The Sudanese government doesn’t have a sense of historical value and heritage, and they propose to build a series of dams on the River Nile. In the 1960s they built a high dam at Aswan and they created what they called a massive lake that flooded a huge area of land that was very rich with archaehological objects. UNESCO has been very involved in moving lots of the Nubian and Egyptian archaeological sites. There is new research being done on that. But now with these new dams, the Khyber [check] dam they are building, they did not do enough research. And there is the issue of displacement, people having to move to new sites. The Sudanese government is a fascist government, it is a dictatorship in the worst sense. They don’t regard human beings, they don’t regard history—they regard what they think is right for them. So people from that part of the world, they protest and reject, they do not want those dams built, rather they want people to look for an alternative. There’s lot of corruption and lot of people who will benefit a great deal from building that dam. The Chinese government is pressing to build the dam, and other parties are involved as well. But the site is rich with archaeological objects and they did not do enough research and studies for the sites to see what objects are there. Of course there is the issue of historical ownership of this piece of land, how people develop a relationship with a place itself. They have heritage, they have history, they have stories, they have memories and so forth. And moving them, basically you will not destroy the generation that you move, but you will destroy the past generations— you will close the door on having future generations there as well. So that’s one of the issues I’m really involved and trying to contribute using different methods. The films are one of those things.

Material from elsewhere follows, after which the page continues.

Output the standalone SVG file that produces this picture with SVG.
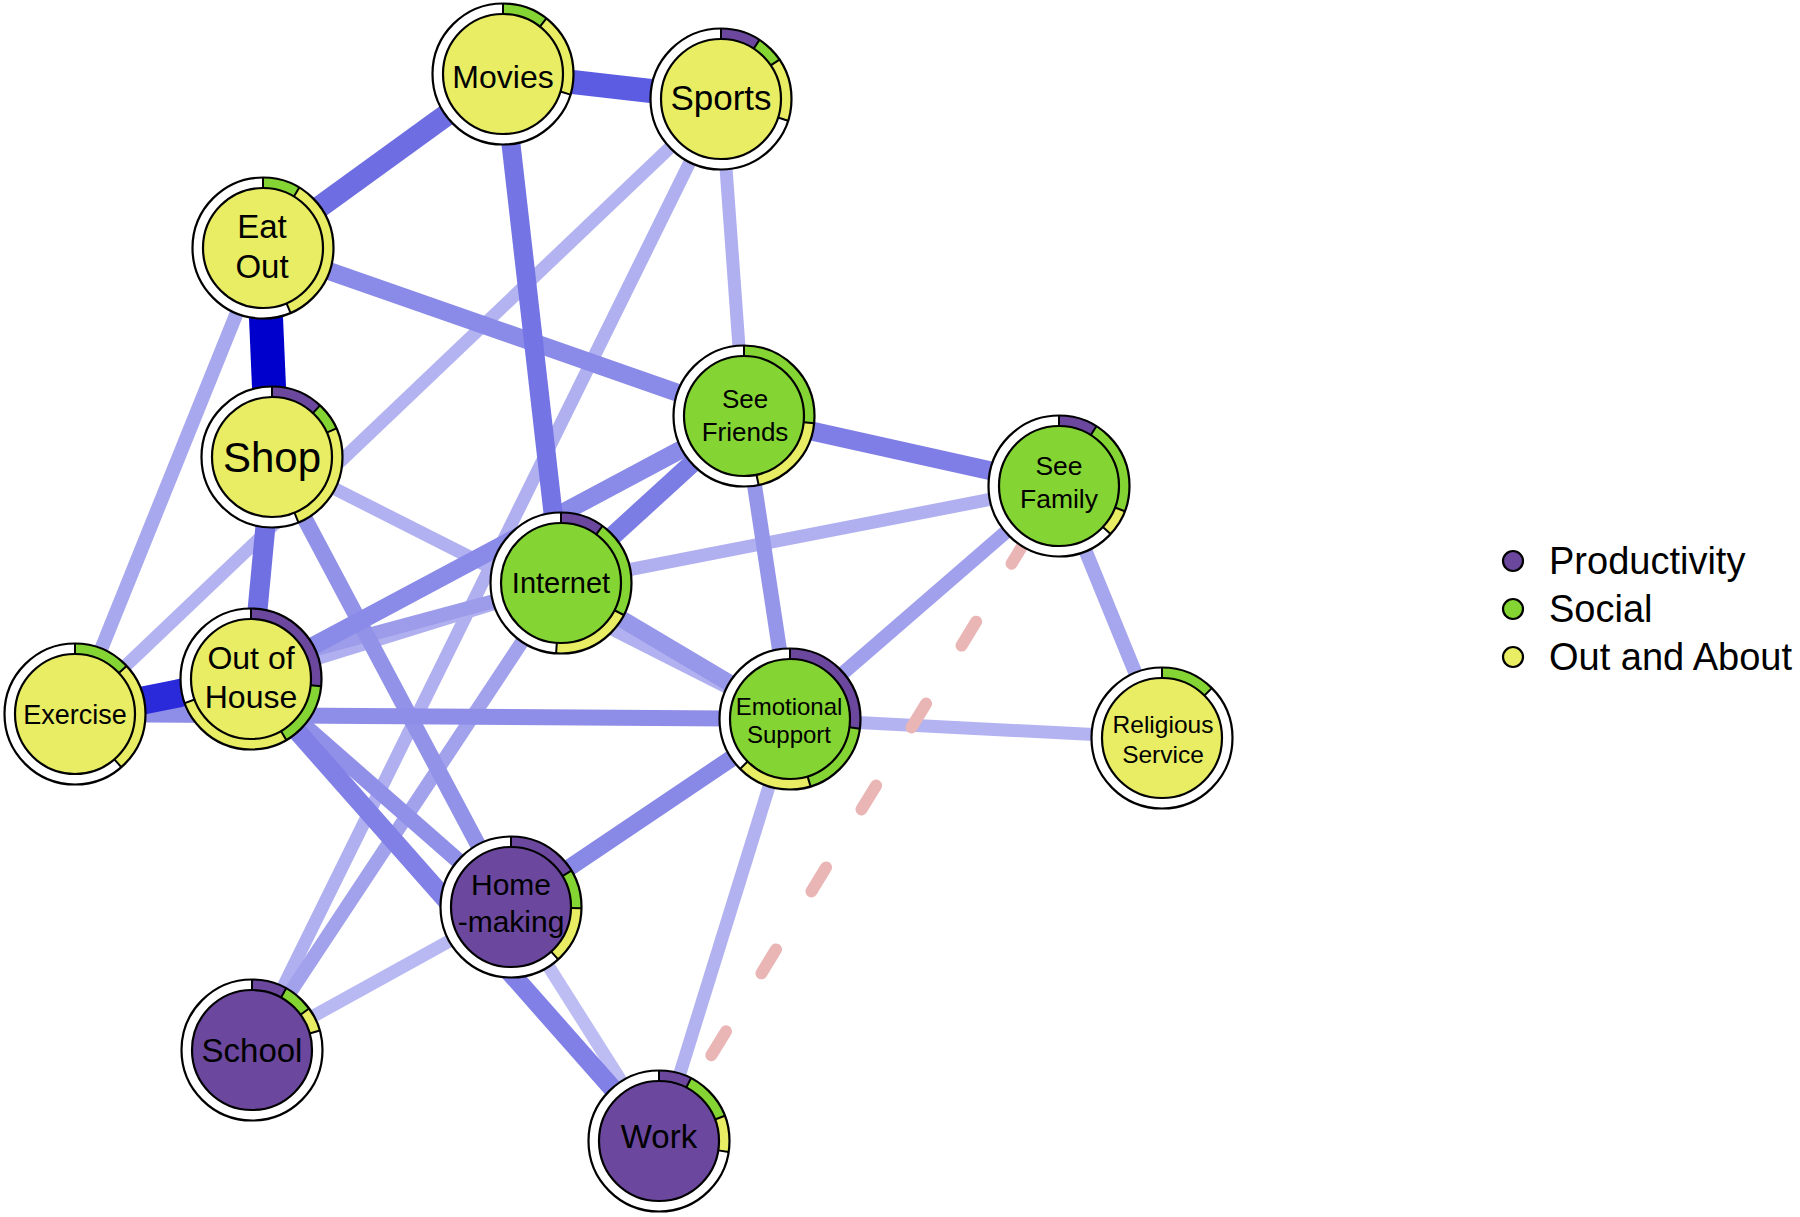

Who are you collaborating with?

My wife wrote the text. I did lots of projections of the Musuem of the National Center of Afro-American Artists [in Roxbury, Mass.] There, they have a replica of the burial chamber of King Aspelta [who governed Egypt and Nuba roughly 2500 years ago] It’s very beautiful. It’s very accurate in many ways. I did some projections onto the walls where they have the Egyptian book of the dead, and I did some projections onto the sarcophagus. You will see that in the film.

I’m working on building life-sized kings and designing huge tanks to show them inside the water. I’m also asking museums that have Nubian collections to allow me to project water into their collections. I haven’t got any answer yet (laughs). So I’m moving more towards this kind of work.

You involve social and political themes and human rights in much of your work. Do you teach your students to do the same, or do you concentrate on teaching them more technical aspects?

You’d be very surprised. The students are very smart, they’re very intelligent, and they want to contribute to the world somehow. They want to do something, they want to have a voice. So yes, since I am in the mainstream institutions, I teach the technical aspects – if I’m teaching a drawing class I teach them everything about drawing. But I found that the students I’m working with love to work with challenging subject matter — political, social or personal subject matter—as they explore their technical skills. And often my students are involved in some of the projects that I’m doing. For instance, the Tent of Foil [check]. Some of my students from Mass College of Art are very involved in painting the tents. And they love the project, you’d be very surprised how engaged they get in the process. I do both—I do the technical skills as much as I can, and then I try to involve them in asking these questions that I’m asking. Does it have to be about Africa, or about Asia? No, it could be about anything. But the process is the same, the process of critical thinking, and asking the challenging questions, and being part of a bigger world, beyond your small college or town or city or country. A lot of them, they want to be part of a bigger picture.

If you could meet any other African artist—sculptor, painter, writer, musician—who would it be, and why?

Well, lots of them. Though I’d rather see lots of work being produced by African artists more than meeting any particular individuals. I feel like there is a link that has been missing between my generation and the pos-colonial generation. During colonialism there were lots of artists working and producing work—some of them we know, some of them we don’t know, because they did not get exposure, noone wrote about them. I’m very curious about what they were doing. When I speak about doing installations, a lot of people think of these techniques as Western, and they’re not only Western art. Of course they contributed to it, but Africans have been doing performance installation long before it came to be shown in museums, before it was validated by the mainstream art critics. In Nuba, there are lots of religious ceremonies that involve an intricate level of preparation that involves painting and sculpting and symbolism— they even use smells. In Sudan they do lots of things like that.. You’ve probably seen my ‘Village of Fire’? That involved lots of body painting and preparation and so forth. So I would like very much to interview these unknown artists and sit down with them and know how they link mythological and metaphysical ideas to the ideas that people have– to bring it out to people.